The investment covered 10 infrastructure sectors, including telecom, railways, irrigation, water supply, ports and airports.
The shortfall in investment, if any, would not be more than 10 per cent, according to Chaturvedi. This was confirmed by another official.
“Actual investment will be between $450-500 billion (Rs 20-23 lakh crore at today’s prices),” said Chaturvedi.
Even at $450 billion, this investment would be double the amount invested in infrastructure in the 10th plan. About half of this was to be invested in the first three years of the plan.
“I believe the actual investment in infrastructure during the plan will not be more than $310 billion (Rs 14 lakh crore at current prices),” says Vinayak Chatterjee, the chairman of Feedback Ventures, as well as the National Council on Infrastructure of the Confederation of Indian Industry.
Many private sector industry officials agree with this number. “I think $300-350 billion is more like the actual number we will end up with,” says Amrit Pandurangi, leader-infrastructure practice at PricewaterhouseCoopers.
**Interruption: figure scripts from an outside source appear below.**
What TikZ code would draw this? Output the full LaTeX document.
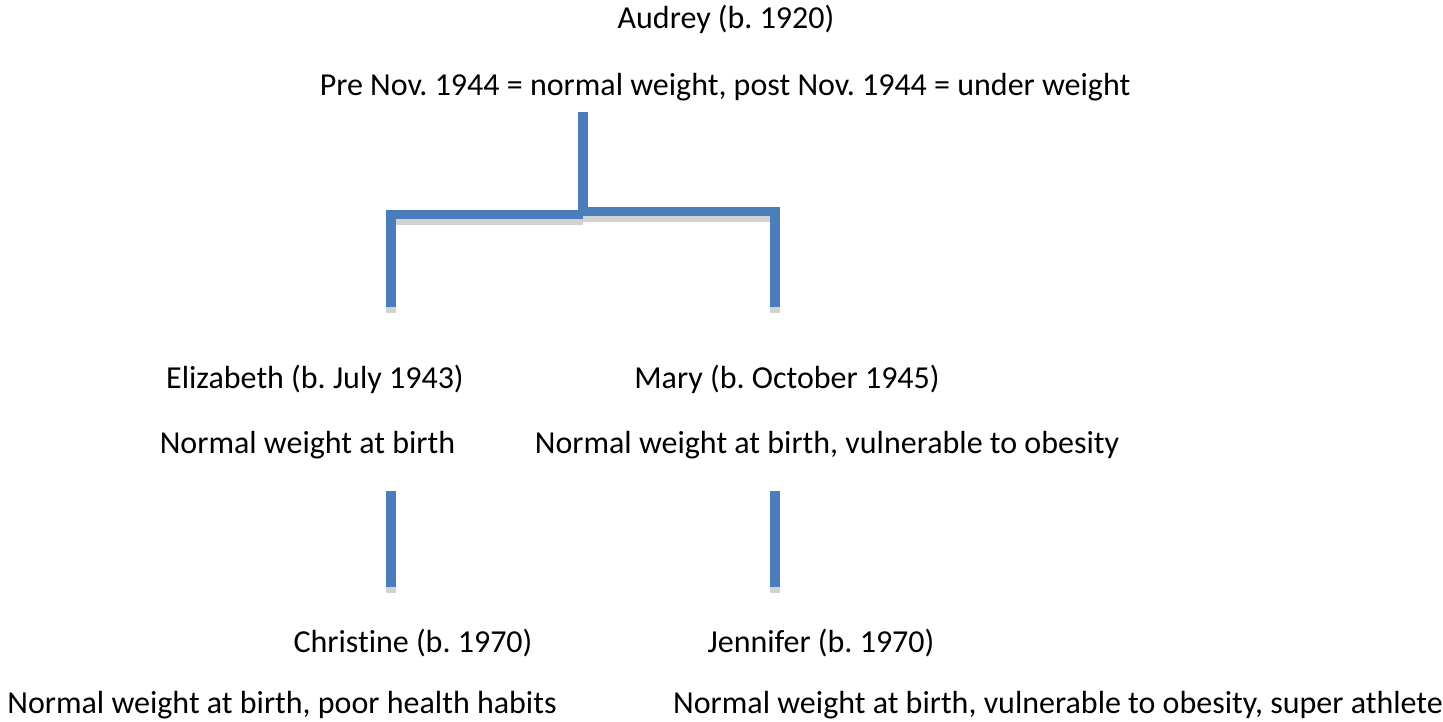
\documentclass[tikz,border=0pt]{standalone}
\usepackage{fontspec}
\setmainfont{Carlito}[Ligatures={NoCommon}]
\usepackage{tikz}
\frenchspacing

\begin{document}
\begin{tikzpicture}[x=1pt,y=-1pt,
  txt/.style={inner sep=0pt,anchor=base,font=\fontsize{32}{36}\selectfont},
  link/.style={line width=9.5pt,color={rgb,255:red,74;green,126;blue,187}},
  shade/.style={line width=9.5pt,color={rgb,255:red,210;green,210;blue,210},
    transform canvas={yshift=-6pt}}]
\useasboundingbox (0,0) rectangle (1443,721);
% people
\node[txt] (audrey) at (726,28) {Audrey (b. 1920)};
\node[txt] (audreyw) at (725,95) {Pre Nov. 1944 = normal weight, post Nov. 1944 = under weight};
\node[txt] (eliz) at (315,388) {Elizabeth (b. July 1943)};
\node[txt] (elizw) at (307.5,453) {Normal weight at birth};
\node[txt] (mary) at (787,388) {Mary (b. October 1945)};
\node[txt] (maryw) at (827,453) {Normal weight at birth, vulnerable to obesity};
\node[txt] (chris) at (413,652) {Christine (b. 1970)};
\node[txt] (chrisw) at (282,713) {Normal weight at birth, poor health habits};
\node[txt] (jenn) at (821,652) {Jennifer (b. 1970)};
\node[txt] (jennw) at (1058,713) {Normal weight at birth, vulnerable to obesity, super athlete};
% line ends
\coordinate (top) at (583,112);
\coordinate (mid) at (583,211.5);
\coordinate (midl) at (583,214.5);
\coordinate (lcorner) at (391,214.5);
\coordinate (rcorner) at (775,211.5);
\coordinate (ltop) at (391,210);
\coordinate (rtop) at (775,207);
\coordinate (lbot) at (391,307);
\coordinate (rbot) at (775,307);
\coordinate (l2top) at (391,491);
\coordinate (l2bot) at (391,587);
\coordinate (r2top) at (775,491);
\coordinate (r2bot) at (775,587);
% shadows
\draw[shade] (midl) -- (lcorner);
\draw[shade] (mid) -- (rcorner);
\draw[shade] (ltop) -- (lbot);
\draw[shade] (rtop) -- (rbot);
\draw[shade] (l2top) -- (l2bot);
\draw[shade] (r2top) -- (r2bot);
% links
\draw[link] (top) -- (mid);
\draw[link] (midl) -- (lcorner);
\draw[link] (mid) -- (rcorner);
\draw[link] (ltop) -- (lbot);
\draw[link] (rtop) -- (rbot);
\draw[link] (l2top) -- (l2bot);
\draw[link] (r2top) -- (r2bot);
\end{tikzpicture}
\end{document}
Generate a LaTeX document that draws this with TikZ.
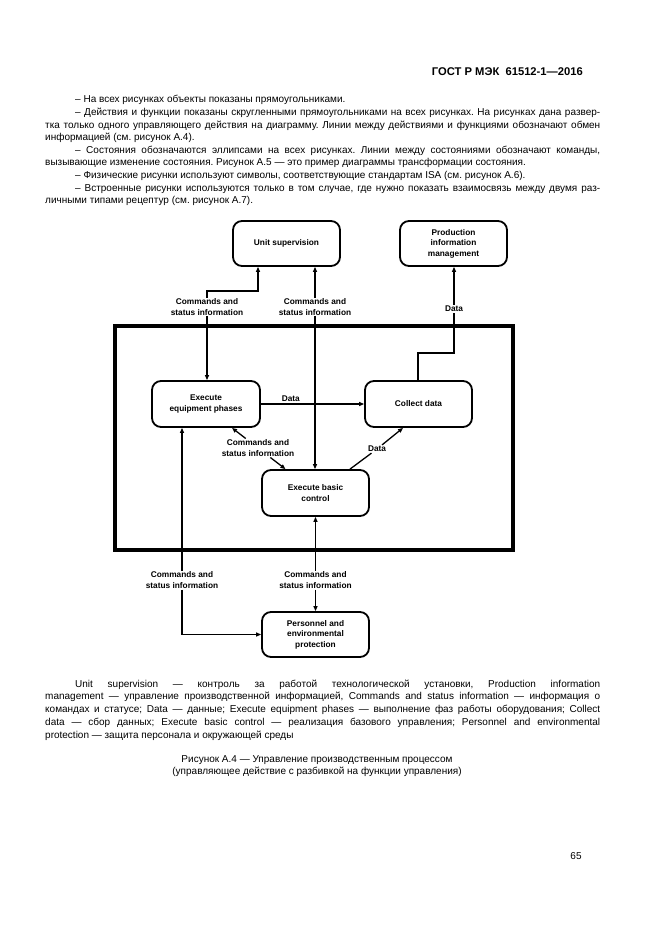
\documentclass[tikz,border=0pt]{standalone}
\usepackage{fontspec}
\setmainfont{Liberation Sans}
\usepackage{tikz}
\usetikzlibrary{arrows.meta,positioning}

\newcommand\lblfont{\fontsize{8.3}{10.5}\selectfont\bfseries}
\newcommand\txtfont{\fontsize{10}{12}\selectfont\frenchspacing}
\newcommand\headfont{\fontsize{11.2}{13}\selectfont\bfseries}

\begin{document}
\begin{tikzpicture}[x=1pt,y=-1pt,
    func/.style={draw,line width=1.8pt,rounded corners=9pt,align=center,font=\lblfont,
        inner sep=0pt,minimum width=107pt,minimum height=45pt},
    frm/.style={line width=3.2pt},
    conn/.style={line width=1.3pt},
    tip/.style={conn,-{Triangle[length=5pt,width=4pt]}},
    lbl/.style={font=\lblfont,align=center,inner sep=1pt},
    txt/.style={font=\txtfont,anchor=base west,inner sep=0pt}]
    \useasboundingbox (0,0) rectangle (661,936);

    % header and text above the figure
    \node[anchor=base east,inner sep=0pt,font=\headfont] (head) at (583,76) {ГОСТ Р МЭК\ \ 61512-1—2016};
    \node[txt] (l1) at (75,103) {– На всех рисунках объекты показаны прямоугольниками.};
    \node[txt] (l2) at (75,115.6) {\makebox[525pt][s]{– Действия и функции показаны скругленными прямоугольниками на всех рисунках. На рисунках дана развер-}};
    \node[txt] (l3) at (45,128.2) {\makebox[555pt][s]{тка только одного управляющего действия на диаграмму. Линии между действиями и функциями обозначают обмен}};
    \node[txt] (l4) at (45,140.8) {информацией (см. рисунок А.4).};
    \node[txt] (l5) at (75,153.4) {\makebox[525pt][s]{– Состояния обозначаются эллипсами на всех рисунках. Линии между состояниями обозначают команды,}};
    \node[txt] (l6) at (45,166) {вызывающие изменение состояния. Рисунок А.5 — это пример диаграммы трансформации состояния.};
    \node[txt] (l7) at (75,178.6) {– Физические рисунки используют символы, соответствующие стандартам ISA (см. рисунок А.6).};
    \node[txt] (l8) at (75,191.2) {\makebox[525pt][s]{– Встроенные рисунки используются только в том случае, где нужно показать взаимосвязь между двумя раз-}};
    \node[txt] (l9) at (45,203.8) {личными типами рецептур (см. рисунок А.7).};

    % functions
    \node[func] (us) at (286.5,243.5) {Unit supervision};
    \node[func] (pim) at (453.5,243.5) {Production\\information\\management};
    \node[func,minimum width=108pt,minimum height=46pt] (eep) at (206,404) {Execute\\equipment phases};
    \node[func,minimum height=46pt] (cd) at (418.5,404) {Collect data};
    \node[func,minimum height=46pt] (ebc) at (315.5,493) {Execute basic\\control};
    \node[func] (pep) at (315.5,634.5) {Personnel and\\environmental\\protection};
    \draw[frm] (115,326) rectangle (513,550);

    % connectors
    \node[lbl] (c1) at (207,307) {Commands and\\status information};
    \node[lbl] (c2) at (315,307) {Commands and\\status information};
    \node[lbl] (d1) at (454,309) {Data};
    \coordinate (j1) at (258,291);
    \coordinate (j2) at (418,353);
    \draw[tip] (c1) -- (c1 |- eep.north);
    \draw[tip] (c1.north) |- (j1) -- (j1 |- us.south);
    \draw[tip] (c2) -- (c2 |- us.south);
    \draw[tip] (c2) -- (c2 |- ebc.north);
    \draw[tip] (d1) -- (d1 |- pim.south);
    \draw[conn] (d1) |- (j2) -- (j2 |- cd.north);

    \draw[tip] (eep) -- (cd) node[lbl,pos=0.29,above=1pt] (d2) {Data};

    \node[lbl] (c3) at (258,448) {Commands and\\status information};
    \draw[tip] (c3) -- ([xshift=26pt]eep.south);
    \draw[tip] (c3) -- ([xshift=-30pt]ebc.north);
    \node[lbl] (d3) at (377,449) {Data};
    \draw[tip] (d3) -- ([xshift=-15.5pt]cd.south);
    \draw[conn] (d3) -- ([xshift=34.5pt]ebc.north);

    \node[lbl] (c4) at (182,580) {Commands and\\status information};
    \node[lbl] (c5) at (315.5,580) {Commands and\\status information};
    \draw[tip] (c4) -- (c4 |- eep.south);
    \draw[tip] (c4) |- (pep.west);
    \draw[tip] (c5) -- (c5 |- ebc.south);
    \draw[tip] (c5) -- (c5 |- pep.north);

    % legend, caption, page number
    \node[txt] (f1) at (75,687) {\makebox[525pt][s]{Unit supervision — контроль за работой технологической установки, Production information}};
    \node[txt] (f2) at (45,699.8) {\makebox[555pt][s]{management — управление производственной информацией, Commands and status information — информация о}};
    \node[txt] (f3) at (45,712.6) {\makebox[555pt][s]{командах и статусе; Data — данные; Execute equipment phases — выполнение фаз работы оборудования; Collect}};
    \node[txt] (f4) at (45,725.4) {\makebox[555pt][s]{data — сбор данных; Execute basic control — реализация базового управления; Personnel and environmental}};
    \node[txt] (f5) at (45,738.2) {protection — защита персонала и окружающей среды};
    \node[txt,anchor=base] (cap1) at (317,762) {Рисунок А.4 — Управление производственным процессом};
    \node[txt,anchor=base] (cap2) at (317,774.6) {(управляющее действие с разбивкой на функции управления)};
    \node[txt,anchor=base] (pg) at (576,859) {65};
\end{tikzpicture}
\end{document}
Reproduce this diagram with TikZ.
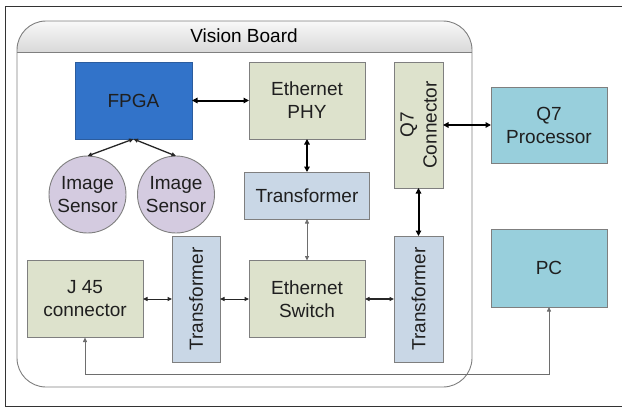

According to him, this is not simply because of lack of funds, but because of challenges of land acquisition and environmental clearances, which continue to plague sectors like power and roads. “We don’t see any quickening of the pace of those problems,” says Pandurangi.
Jayesh Desai, who used to head the infrastructure practice at Ernst and Young, agrees. He has now joined Enam Holdings, where he plans to float an infrastructure fund. “I think the lower estimate is likely to be more realistic,” says Desai. This is due to shortfalls in the power sector —- where capacity addition could just be about half of the 78,000 Mw targeted at the beginning of the plan —- and the roads sector.
“The key reason is land and land acquisition problems,” he says.
Infrastructure deficiencies are estimated to have a drag effect of 1.5-2 per cent on the GDP.
The infrastructure gap was acknowledged in the government’s Economic Survey tabled last month, which said that “considering the dimensions of the infrastructure deficit in the country, growth in infrastructure capacity and services will need to be accelerated on a big scale”.
“There cannot be an India story without an infrastructure story,” agrees Desai.